Ten Year Stories: 78th Street Play Street

ioby was founded in 2008 in order to make it easier for local leaders to gain the funding, knowledge, and resources needed to make positive change on a local level. For the past ten years we’ve worked alongside more than 2,000 passionate, committed community leaders and have watched as small projects have turned into larger initiatives and collaborations have become movements.

We’re taking a look back at the past ten years to tell some of our favorite stories of positive neighborhood change. We want to know: what kind of things can start with a conversation, a neighborhood meeting, a few dollars raised?

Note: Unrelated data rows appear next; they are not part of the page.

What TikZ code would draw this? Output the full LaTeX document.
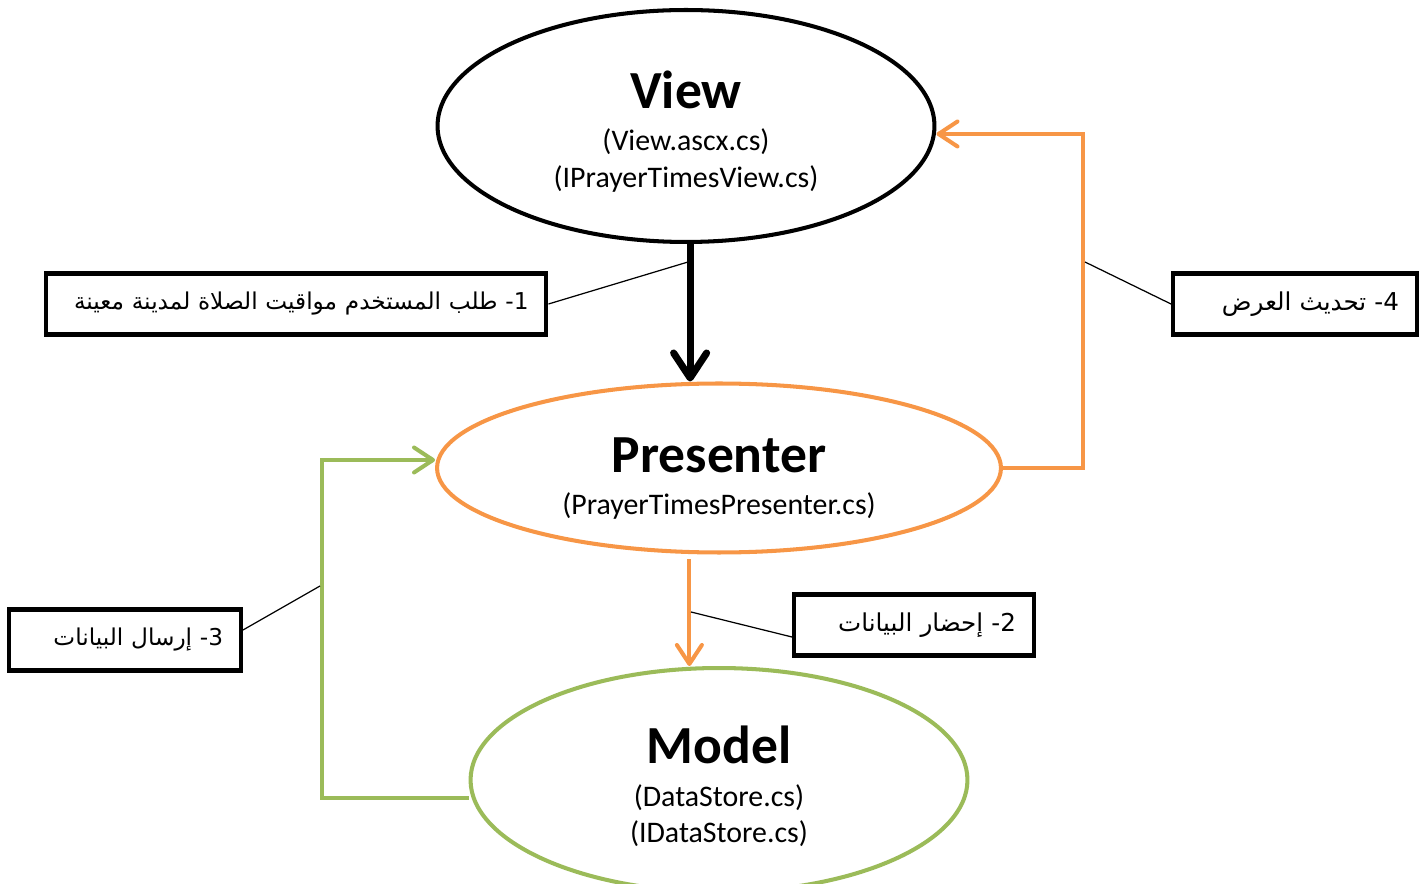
\documentclass[tikz,border=0pt]{standalone}
\usepackage{fontspec}
\setmainfont{Carlito}
\newfontfamily\arabicfont[Script=Arabic]{DejaVu Sans}
\TeXXeTstate=1
\usetikzlibrary{arrows.meta,shapes.geometric}
\definecolor{mvporange}{HTML}{F79646}
\definecolor{mvpgreen}{HTML}{9BBB59}
\newcommand{\parttitle}[2]{\rule{0pt}{#2}{\fontsize{30.5}{30}\selectfont\bfseries #1}}

\begin{document}
\begin{tikzpicture}[x=0.02cm, y=-0.02cm,
  part/.style={ellipse, line width=2.3pt, align=center, inner sep=0pt,
    font=\fontsize{17}{21}\selectfont},
  stepbox/.style={draw, line width=2.3pt, inner xsep=0.36cm, minimum height=1.22cm,
    align=right, font=\arabicfont\fontsize{14}{17}\selectfont},
  leader/.style={line width=0.7pt},
  bigarrow/.style={line width=4pt, -{Straight Barb[length=0.5cm, width=0.66cm, round]}},
  flow/.style={line width=2.3pt, -{Straight Barb[length=0.38cm, width=0.5cm, round]}}]
  \useasboundingbox (0,0) rectangle (1426,884);

  \node[part, draw=black, minimum width=9.94cm, minimum height=4.64cm] (view) at (686,126)
    {\parttitle{View}{28pt}\\[3pt](View.ascx.cs)\\(IPrayerTimesView.cs)};
  \node[part, draw=mvporange, minimum width=11.28cm, minimum height=3.38cm] (presenter) at (719,468)
    {\parttitle{Presenter}{32pt}\\[3pt](PrayerTimesPresenter.cs)};
  \node[part, draw=mvpgreen, minimum width=9.94cm, minimum height=4.48cm] (model) at (719,780)
    {\parttitle{Model}{29pt}\\[3pt](DataStore.cs)\\(IDataStore.cs)};

  \node[stepbox, text width=9.3cm, font=\arabicfont\fontsize{13.2}{16}\selectfont] (request) at (296,304)
    {\mbox{\beginR 1- طلب المستخدم مواقيت الصلاة لمدينة معينة\endR}};
  \node[stepbox, text width=4.08cm] (fetch) at (914,625)
    {\beginR 2- إحضار البيانات\endR};
  \node[stepbox, text width=3.92cm, font=\arabicfont\fontsize{13.2}{16}\selectfont] (send) at (125,640)
    {\beginR 3- إرسال البيانات\endR};
  \node[stepbox, text width=4.16cm] (refresh) at (1295,304)
    {\beginR 4- تحديث العرض\endR};

  \coordinate (fbtop) at (1083,134);
  \coordinate (gbottom) at (322,798);
  \coordinate (gtop) at (322,460);

  \draw[bigarrow] (view.272) -- (view.272 |- presenter.north);
  \draw[flow, mvporange] ([yshift=-0.1cm]presenter.251) -- (presenter.251 |- model.north);
  \draw[flow, mvporange] (presenter.east) -| (fbtop) -- (view.east |- fbtop);
  \draw[flow, mvpgreen] (model.west |- gbottom) -- (gbottom) -- (gtop) -- (presenter.west |- gtop);

  \coordinate (l1) at (688,262);
  \coordinate (l2) at (691,612);
  \coordinate (l3) at (320,586);
  \coordinate (l4) at (1085,262);
  \draw[leader] (request.east) -- (l1);
  \draw[leader] ([yshift=-0.24cm]fetch.west) -- (l2);
  \draw[leader] ([yshift=0.2cm]send.east) -- (l3);
  \draw[leader] (refresh.west) -- (l4);
\end{tikzpicture}
\end{document}
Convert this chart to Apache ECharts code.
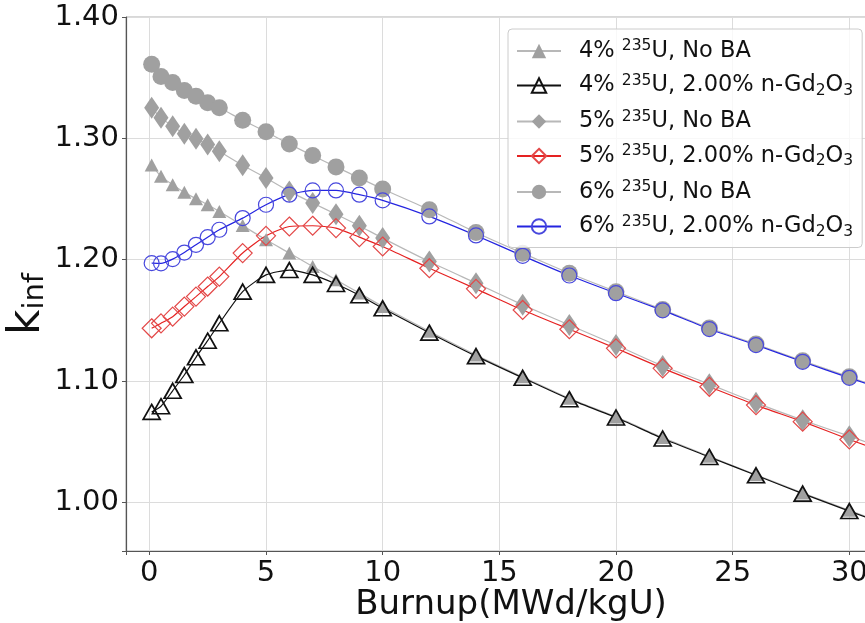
<!DOCTYPE html>
<html>
<head>
<meta charset="utf-8">
<script src="https://cdn.jsdelivr.net/npm/echarts@6/dist/echarts.min.js"></script>
<style>
  html, body { margin: 0; padding: 0; background: #fff; }
  #chart { width: 865px; height: 623px; }
</style>
</head>
<body>
<div id="chart"></div>
<script>
// Burnup steps (MWd/kgU)
const burnup = [0.1, 0.5, 1, 1.5, 2, 2.5, 3, 4, 5, 6, 7, 8, 9, 10, 12, 14, 16, 18, 20, 22, 24, 26, 28, 30, 32];

// k-infinity per case
const k4NoBA = [1.278, 1.2687, 1.2618, 1.2555, 1.2503, 1.2453, 1.2398, 1.2281, 1.2164, 1.2055, 1.1944, 1.1835, 1.1725, 1.1615, 1.141, 1.1215, 1.1035, 1.0858, 1.0705, 1.0535, 1.038, 1.0228, 1.0078, 0.9935, 0.979];
const k4Gd   = [1.0746, 1.0793, 1.092, 1.105, 1.1196, 1.1333, 1.1476, 1.1737, 1.1875, 1.1915, 1.1875, 1.18, 1.1707, 1.16, 1.1399, 1.1206, 1.1027, 1.0851, 1.07, 1.0527, 1.0375, 1.0224, 1.0073, 0.9929, 0.9785];
const k5NoBA = [1.3252, 1.3169, 1.31, 1.3037, 1.2996, 1.2949, 1.2893, 1.2778, 1.2674, 1.2563, 1.2467, 1.2375, 1.228, 1.2178, 1.1985, 1.1807, 1.1628, 1.1462, 1.1297, 1.1124, 1.0975, 1.0821, 1.0678, 1.0546, 1.041];
const k5Gd   = [1.1435, 1.1476, 1.1531, 1.1614, 1.1696, 1.1779, 1.1861, 1.2055, 1.2197, 1.2274, 1.228, 1.2261, 1.2186, 1.2109, 1.193, 1.176, 1.1586, 1.1427, 1.127, 1.1105, 1.0953, 1.0802, 1.0666, 1.0519, 1.038];
const k6NoBA = [1.361, 1.351, 1.346, 1.3395, 1.3348, 1.3293, 1.3252, 1.315, 1.3054, 1.2953, 1.2858, 1.2765, 1.2674, 1.2583, 1.2412, 1.2225, 1.2054, 1.1889, 1.1737, 1.159, 1.1437, 1.1305, 1.1167, 1.1035, 1.090];
const k6Gd   = [1.1972, 1.197, 1.2005, 1.2059, 1.2123, 1.2186, 1.2247, 1.2343, 1.2453, 1.2536, 1.2571, 1.2571, 1.2536, 1.2489, 1.2357, 1.22, 1.2032, 1.187, 1.1724, 1.1583, 1.1429, 1.1297, 1.1159, 1.1027, 1.0895];

// Legend labels (rich text: superscript mass number, subscripted formula)
const seriesNames = ['4% 235U, No BA', '4% 235U, 2.00% n-Gd2O3', '5% 235U, No BA', '5% 235U, 2.00% n-Gd2O3', '6% 235U, No BA', '6% 235U, 2.00% n-Gd2O3'];
const legendRich = {
  '4% 235U, No BA': '{t|4% }{sup|235}{t|U, No BA}',
  '4% 235U, 2.00% n-Gd2O3': '{t|4% }{sup|235}{t|U, 2.00% n-Gd}{sub|2}{t|O}{sub|3}',
  '5% 235U, No BA': '{t|5% }{sup|235}{t|U, No BA}',
  '5% 235U, 2.00% n-Gd2O3': '{t|5% }{sup|235}{t|U, 2.00% n-Gd}{sub|2}{t|O}{sub|3}',
  '6% 235U, No BA': '{t|6% }{sup|235}{t|U, No BA}',
  '6% 235U, 2.00% n-Gd2O3': '{t|6% }{sup|235}{t|U, 2.00% n-Gd}{sub|2}{t|O}{sub|3}'
};

const FONT = 'DejaVu Sans';
const pairs = ys => burnup.map((x, i) => [x, ys[i]]);

function lineSeries(name, ys, symbol, size, item, line) {
  return {
    name, type: 'line', data: pairs(ys),
    symbol, symbolSize: size,
    smooth: 0.2,
    itemStyle: item,
    lineStyle: line,
    emphasis: { disabled: true },
    clip: true
  };
}

const chart = echarts.init(document.getElementById('chart'), null, { renderer: 'canvas' });
chart.setOption({
  animation: false,
  backgroundColor: '#fff',
  grid: {
    left: 126, top: 17, right: -31, bottom: 72,
    outerBoundsMode: 'none', containLabel: false,
    show: true, borderColor: '#b0b0b0', borderWidth: 1
  },
  xAxis: {
    type: 'value', min: -1, max: 32,
    name: 'Burnup(MWd/kgU)', nameLocation: 'middle', nameGap: 37, nameMoveOverlap: false,
    nameTextStyle: { fontFamily: FONT, fontSize: 34, color: '#111' },
    axisLine: { show: true, onZero: false, lineStyle: { color: '#555', width: 1.2 } },
    axisTick: { show: true, length: 4, lineStyle: { color: '#555' } },
    axisLabel: {
      fontFamily: FONT, fontSize: 29, color: '#111', margin: 8,
      formatter: v => (Math.abs(v % 5) < 1e-9 && v >= 0 && v <= 30) ? String(v) : ''
    },
    splitLine: { show: true, lineStyle: { color: '#dcdcdc', width: 1 } }
  },
  yAxis: {
    type: 'value', min: 0.96, max: 1.40,
    name: '{k|k}{s|inf}', nameLocation: 'middle', nameGap: 76, nameRotate: 90, nameMoveOverlap: false,
    nameTextStyle: {
      padding: [0, 40, 0, 0],
      rich: {
        k: { fontFamily: FONT, fontSize: 44, color: '#111', lineHeight: 44, verticalAlign: 'top' },
        s: { fontFamily: FONT, fontSize: 29, color: '#111', lineHeight: 30, verticalAlign: 'bottom' }
      }
    },
    axisLine: { show: true, onZero: false, lineStyle: { color: '#555', width: 1.2 } },
    axisTick: { show: true, length: 4, lineStyle: { color: '#555' } },
    axisLabel: {
      fontFamily: FONT, fontSize: 29, color: '#111', margin: 7,
      formatter: v => (v < 0.98 ? '' : v.toFixed(2))
    },
    splitLine: { show: true, lineStyle: { color: '#dcdcdc', width: 1 } }
  },
  legend: {
    data: seriesNames,
    orient: 'vertical',
    left: 508, top: 29,
    padding: [9, 9, 8, 8],
    itemWidth: 44, itemHeight: 18, itemGap: 10,
    backgroundColor: 'rgba(255,255,255,0.8)',
    borderColor: '#cccccc', borderWidth: 1, borderRadius: 4,
    selectedMode: false,
    formatter: name => legendRich[name],
    textStyle: {
      padding: [0, 0, 0, 13],
      rich: {
        t: { fontFamily: FONT, fontSize: 22.5, color: '#111', lineHeight: 26 },
        sup: { fontFamily: FONT, fontSize: 15.5, color: '#111', lineHeight: 20, verticalAlign: 'top' },
        sub: { fontFamily: FONT, fontSize: 15.5, color: '#111', lineHeight: 16, verticalAlign: 'bottom' }
      }
    }
  },
  series: [
    lineSeries(seriesNames[0], k4NoBA, 'triangle', [14, 13], { color: '#a0a0a0' }, { color: '#b8b8b8', width: 1.2 }),
    lineSeries(seriesNames[1], k4Gd, 'triangle', [17, 15], { color: 'rgba(0,0,0,0)', borderColor: '#111', borderWidth: 1.7 }, { color: '#111', width: 1.2 }),
    lineSeries(seriesNames[2], k5NoBA, 'diamond', [15, 22], { color: '#a0a0a0' }, { color: '#b8b8b8', width: 1.2 }),
    lineSeries(seriesNames[3], k5Gd, 'diamond', [19, 19], { color: 'rgba(0,0,0,0)', borderColor: '#e34848', borderWidth: 1.2 }, { color: '#e52222', width: 1.2 }),
    lineSeries(seriesNames[4], k6NoBA, 'circle', 17, { color: '#a0a0a0' }, { color: '#b8b8b8', width: 1.2 }),
    lineSeries(seriesNames[5], k6Gd, 'circle', 15, { color: 'rgba(0,0,0,0)', borderColor: '#4848dd', borderWidth: 1.2 }, { color: '#2424e0', width: 1.2 })
  ]
});
</script>
</body>
</html>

For the last story in this series, we checked in with Donovan Finn and the Jackson Heights Green Alliance who have been fighting for more public green spaces in Queens, in one of the densest communities in the country. With ioby, the group crowdfunded the unrestricted money they needed to host events that invited people out to what started as a play street, and has since evolved into a city-supported park expansion. Read more about Donovan and the 78th Street Play Street.

Jackson Heights 78th Street Playstreet

We showed that there was a need and a desire to have this additional space by facilitating activity that may not have necessarily happened there without those efforts. That was what the ioby money really was critical for; proving to people who might have looked at it and said ‘this is just a closed piece of street, you have a park right here, what more do you want?’ It added a lot of value, that I think was really important to helping our city council member later argue for more funding and various other things.